France has long been synonymous with art and elegance. While Paris has been a hub of literary works, the surrounding country towns have inspired painters for centuries thanks to their verdant fields, Mediterranean sunlight, and charming medieval streets.
Claude Monet: Inspired by Giverny
Claude Monet is known for his dreamy impressionist paintings. In fact, the term “impressionism” comes from his work “Impression, soleil levant,” which depicted a hazy sunset in Le Havre. Talking about that work, he said: “Landscape is nothing but an impression, and an instantaneous one.”
Comprised of over 200 paintings of his home’s gardens (pictured above), his Water Lilies series is arguably his best-known work. See the setting that inspired these masterpieces in the village of Giverny, Monet’s hometown from 1883 until his death in 1926. Or, take a look at the paintings instead, which can be found in many of the world’s top museums, including a dramatic exhibit at Paris’ Musée de l’Orangerie.
Vincent van Gogh: Inspired by Saint Rémy
The Dutch-born Van Gogh saw Arles as his adopted hometown and many of his works depict the sunny Mediterranean towns throughout Provence.

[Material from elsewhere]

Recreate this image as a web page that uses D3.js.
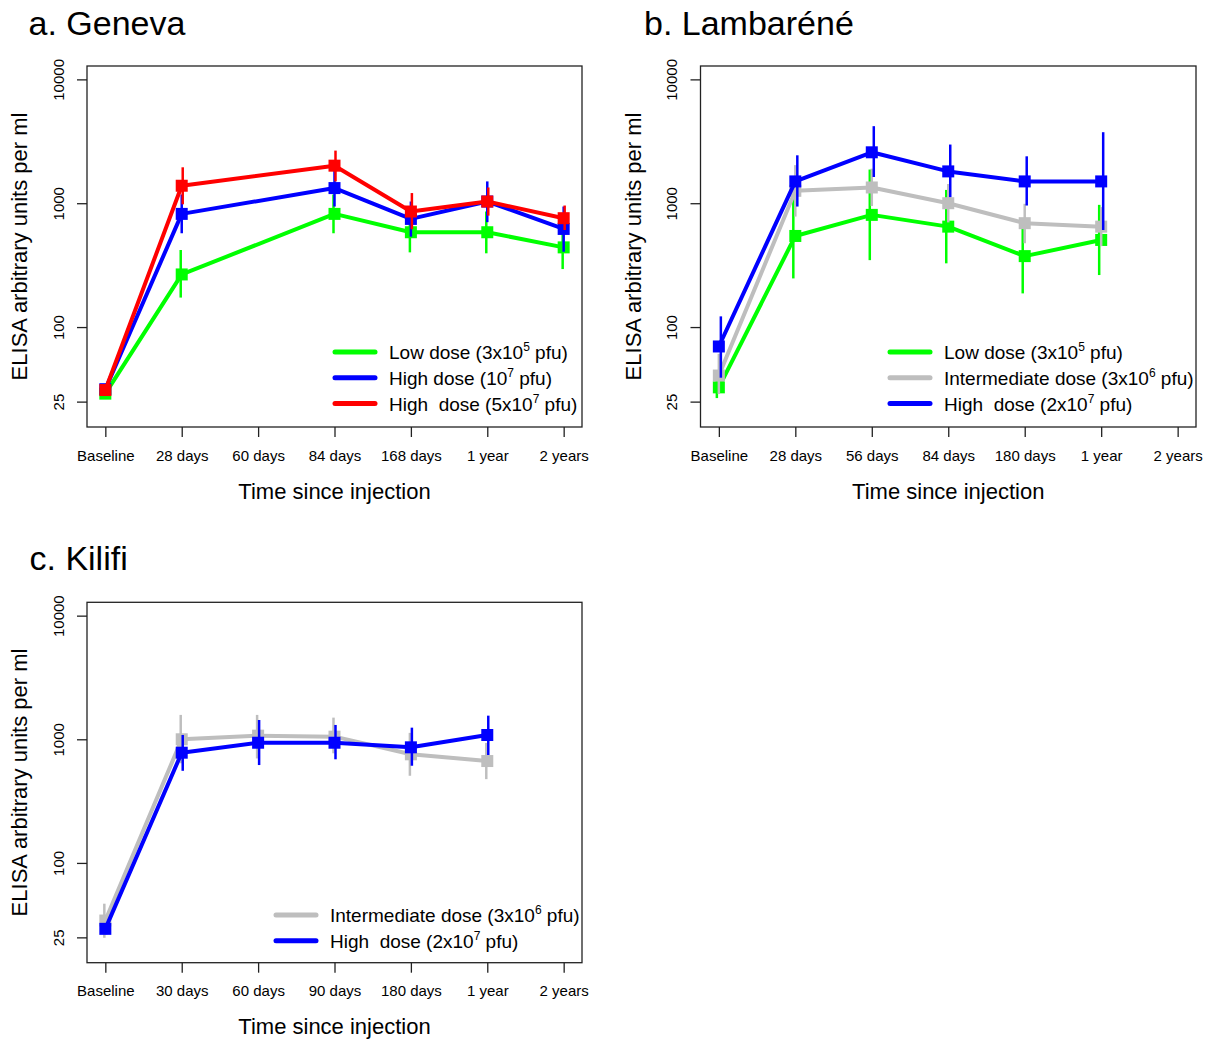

The troubled artist’s work ranges from vibrant landscapes to soulful portraits, with “Starry Night” taking center stage as his most celebrated painting. This swirling masterpiece shows a night-time scene of Saint Rémy de Provence (pictured above, in daylight). Along with many other locations, his work can be found in Paris’s Musée D’Orsay and Amsterdam’s Van Gogh Museum.
Paul Cézanne: Inspired by Aix-en-Provence
Cézanne enjoyed a long career spanning nearly 40 years, but his most productive (and perhaps happiest) times were during the twelve years he spent in his hometown of Aix-en-Provence. The Post-Impressionist painter was particularly drawn to Montagne Sainte-Victoire and the stunning nearby countrysides. Visitors to Aix can still enter Cézanne’s studio and stroll along the same charming city streets that he walked each day.